By Categories: Economy

Context :- The rupee seems to be on a trajectory of decline, with its value relative to the dollar (as per the Reserve Bank of India’s reference rate) falling from Rs.76.4 at the beginning of April to Rs.79.1 at the beginning of July.


  1. India’s trade deficit has increased in recent months as export growth remained sluggish and imports registered a sharp increase (In June, with exports estimated at $38 billion and imports at $63.6 billion, the trade deficit rose to a new high of $25.6 billion)
  2. Foreign portfolio investors are pulling out of Indian equity and debt markets.
  3. High inflation across the world resulted in significant increases in policy interest rates by the US Federal Reserve and other developed country central banks, thus investors are booking profits that accrued over a two-year boom in Indian markets and exiting the country now.
  4. Spike in oil prices following the Ukraine invasion, which has inflated the import bill, and restrictions on exports for India.

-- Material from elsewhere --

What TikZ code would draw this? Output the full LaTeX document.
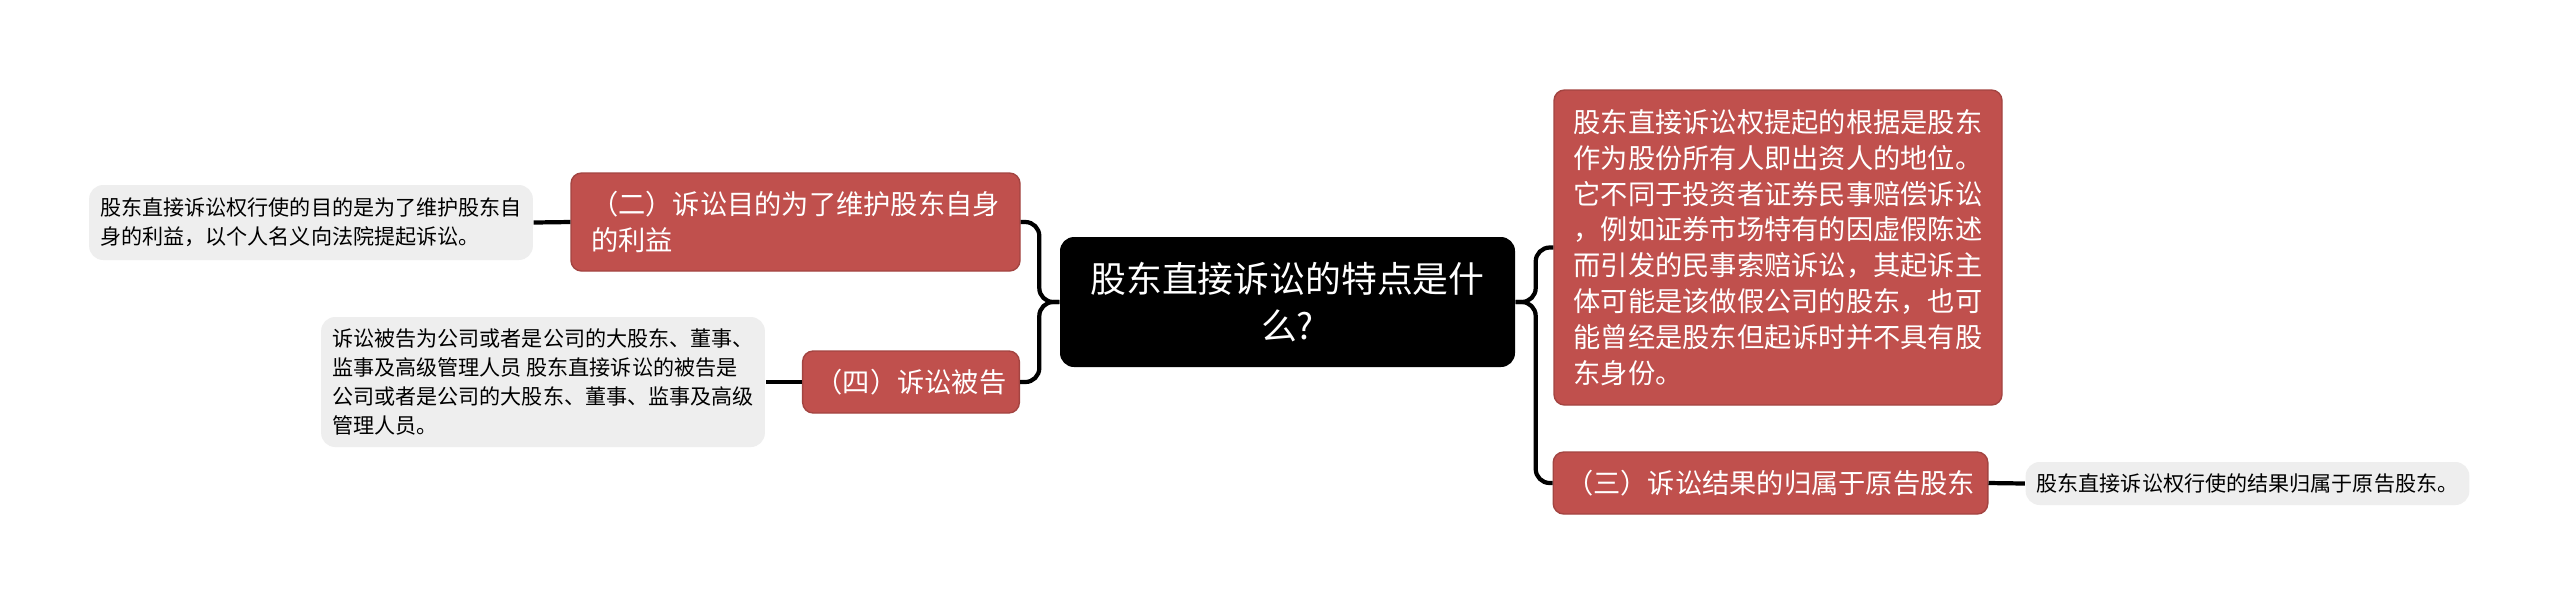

However, there is another observation:-

  1. Even as the rupee has depreciated vis-à-vis the dollar, it has actually strengthened against other hard currencies such as the euro and the yen

Thus, Duvvuri Subbarao, a former RBI Governor advocates:-

  1. The RBI should lean towards non-intervention rather than intervention, and allow the rupee to gradually depreciate.
  2. And it should not be a cause of worry as forex reserve is around $600 billion.

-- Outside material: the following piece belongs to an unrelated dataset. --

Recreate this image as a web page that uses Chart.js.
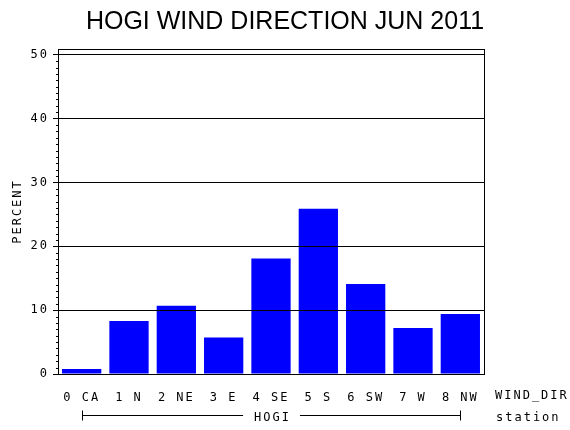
<!DOCTYPE html>
<html>
<head>
<meta charset="utf-8">
<script src="https://cdn.jsdelivr.net/npm/chart.js@4"></script>
<style>
html,body{margin:0;padding:0;background:#fff;}
#wrap{width:570px;height:430px;position:relative;}
</style>
</head>
<body>
<div id="wrap"><canvas id="c"></canvas></div>
<script>
const categories = ['0 CA','1 N','2 NE','3 E','4 SE','5 S','6 SW','7 W','8 NW'];
const percentValues = [0.8, 8.3, 10.7, 5.7, 18.1, 25.9, 14.1, 7.2, 9.4];
const titleText = 'HOGI WIND DIRECTION JUN 2011';
const yAxisTitle = 'PERCENT';
const xAxisName = 'WIND_DIR';
const groupName = 'HOGI';
const groupAxisName = 'station';

const MONO = "'DejaVu Sans Mono', 'Liberation Mono', monospace";

const decorPlugin = {
  id: 'decor',
  beforeDraw(chart) {
    chart.ctx.letterSpacing = '0px';
  },
  afterDatasetsDraw(chart) {
    chart.ctx.letterSpacing = '2px';
  },
  afterDraw(chart) {
    const ctx = chart.ctx;
    const ca = chart.chartArea;
    const y = chart.scales.y;
    const x = chart.scales.x;
    ctx.save();
    ctx.letterSpacing = '2px';
    ctx.strokeStyle = '#000';
    ctx.lineWidth = 1;
    ctx.beginPath();
    // top frame line
    const ty = Math.round(ca.top) + 0.5;
    ctx.moveTo(ca.left, ty);
    ctx.lineTo(ca.right, ty);
    // minor ticks every 1 unit
    for (let v = 1; v < 50; v++) {
      if (v % 10 === 0) continue;
      const py = Math.round(y.getPixelForValue(v)) + 0.5;
      ctx.moveTo(ca.left - 2, py);
      ctx.lineTo(ca.left, py);
    }
    ctx.stroke();
    ctx.fillStyle = '#000';
    ctx.font = '12px ' + MONO;
    ctx.textBaseline = 'middle';
    ctx.textAlign = 'left';
    ctx.fillText(xAxisName, ca.right + 11, ca.bottom + 22);
    ctx.fillText(groupAxisName, ca.right + 12, ca.bottom + 44);
    // group bracket
    const x0 = Math.round(x.getPixelForValue(0)) + 0.5;
    const x1 = Math.round(x.getPixelForValue(categories.length - 1)) + 0.5;
    const ly = Math.round(ca.bottom + 41) + 0.5;
    const mid = (x0 + x1) / 2;
    const tw = ctx.measureText(groupName).width;
    const gap = tw / 2 + 10;
    ctx.beginPath();
    ctx.moveTo(x0, ly); ctx.lineTo(mid - gap, ly);
    ctx.moveTo(mid + gap, ly); ctx.lineTo(x1, ly);
    ctx.moveTo(x0, ly - 5); ctx.lineTo(x0, ly + 5);
    ctx.moveTo(x1, ly - 5); ctx.lineTo(x1, ly + 5);
    ctx.stroke();
    ctx.textAlign = 'center';
    ctx.fillText(groupName, mid + 1, ly + 2);
    ctx.restore();
    ctx.letterSpacing = '0px';
  }
};

new Chart(document.getElementById('c'), {
  type: 'bar',
  data: {
    labels: categories,
    datasets: [{
      data: percentValues,
      backgroundColor: '#0000FF',
      borderWidth: 0,
      barPercentage: 0.83,
      categoryPercentage: 1.0
    }]
  },
  options: {
    responsive: true,
    maintainAspectRatio: false,
    animation: false,
    devicePixelRatio: 1,
    layout: { padding: 0 },
    plugins: {
      legend: { display: false },
      tooltip: { enabled: false },
      title: {
        display: true,
        text: titleText,
        color: '#000',
        font: { family: "'Liberation Sans', Arial, sans-serif", size: 25, weight: 'normal', lineHeight: 1.2 },
        padding: { top: 7, bottom: 12 }
      }
    },
    scales: {
      x: {
        type: 'category',
        offset: true,
        grid: { display: false, drawTicks: false, tickLength: 0 },
        border: { display: true, color: '#000', width: 1, z: 1 },
        ticks: { color: '#000', font: { family: MONO, size: 12 }, padding: 17, maxRotation: 0, autoSkip: false, z: 1 },
        afterFit(s) { s.height = 56; }
      },
      y: {
        type: 'linear',
        position: 'left',
        min: 0,
        max: 50.9,
        grid: {
          color: '#000',
          lineWidth: 1,
          tickLength: 5,
          tickColor: '#000',
          z: 1
        },
        border: { display: true, color: '#000', width: 1, z: 1 },
        ticks: {
          stepSize: 10,
          includeBounds: false,
          color: '#000',
          font: { family: MONO, size: 12 },
          padding: 4,
          z: 1
        },
        title: {
          display: true,
          text: yAxisTitle,
          color: '#000',
          font: { family: MONO, size: 12 },
          padding: { top: 11, bottom: 0 }
        },
        afterFit(s) { s.width = 58; }
      },
      yR: {
        type: 'linear',
        position: 'right',
        min: 0,
        max: 50.9,
        grid: { display: false, drawTicks: false },
        border: { display: true, color: '#000', width: 1, z: 1 },
        ticks: { display: false },
        afterFit(s) { s.width = 86; }
      }
    }
  },
  plugins: [decorPlugin]
});
</script>
</body>
</html>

Nonetheless, there are some causes to be worried about:-

  1. High import bill is not on account of higher oil prices alone but also because of increased imports of commodities varying from gold to coal.
  2. Coal Crisis:- Coal imports were unavoidable because stocks with the thermal power plants had touched unsustainable lows, raising concerns about large-scale power outages
  3. India’s coal crisis is the result of the failure of policies aimed at restraining the public sector’s role in coal production and getting the private sector to step in.
  4.  While the objective of curbing public sector growth worked, the drive to get the private sector to fill the gap was a failure


In recent years there were three episodes of sharp rupee depreciation: in August 2019, March 2020, and over May-June 2022. In all three instances, a common and important driver of the depreciation was the outflow of capital.

Seen from this angle, the recent and rapid depreciation of the rupee vis-à-vis the dollar does give cause for concern. The drivers of the depreciation are not all short term. The trade deficit threatens to remain high for quite some time. And the excess inflow of capital that propped up the rupee even when deficits widened has all but dried up.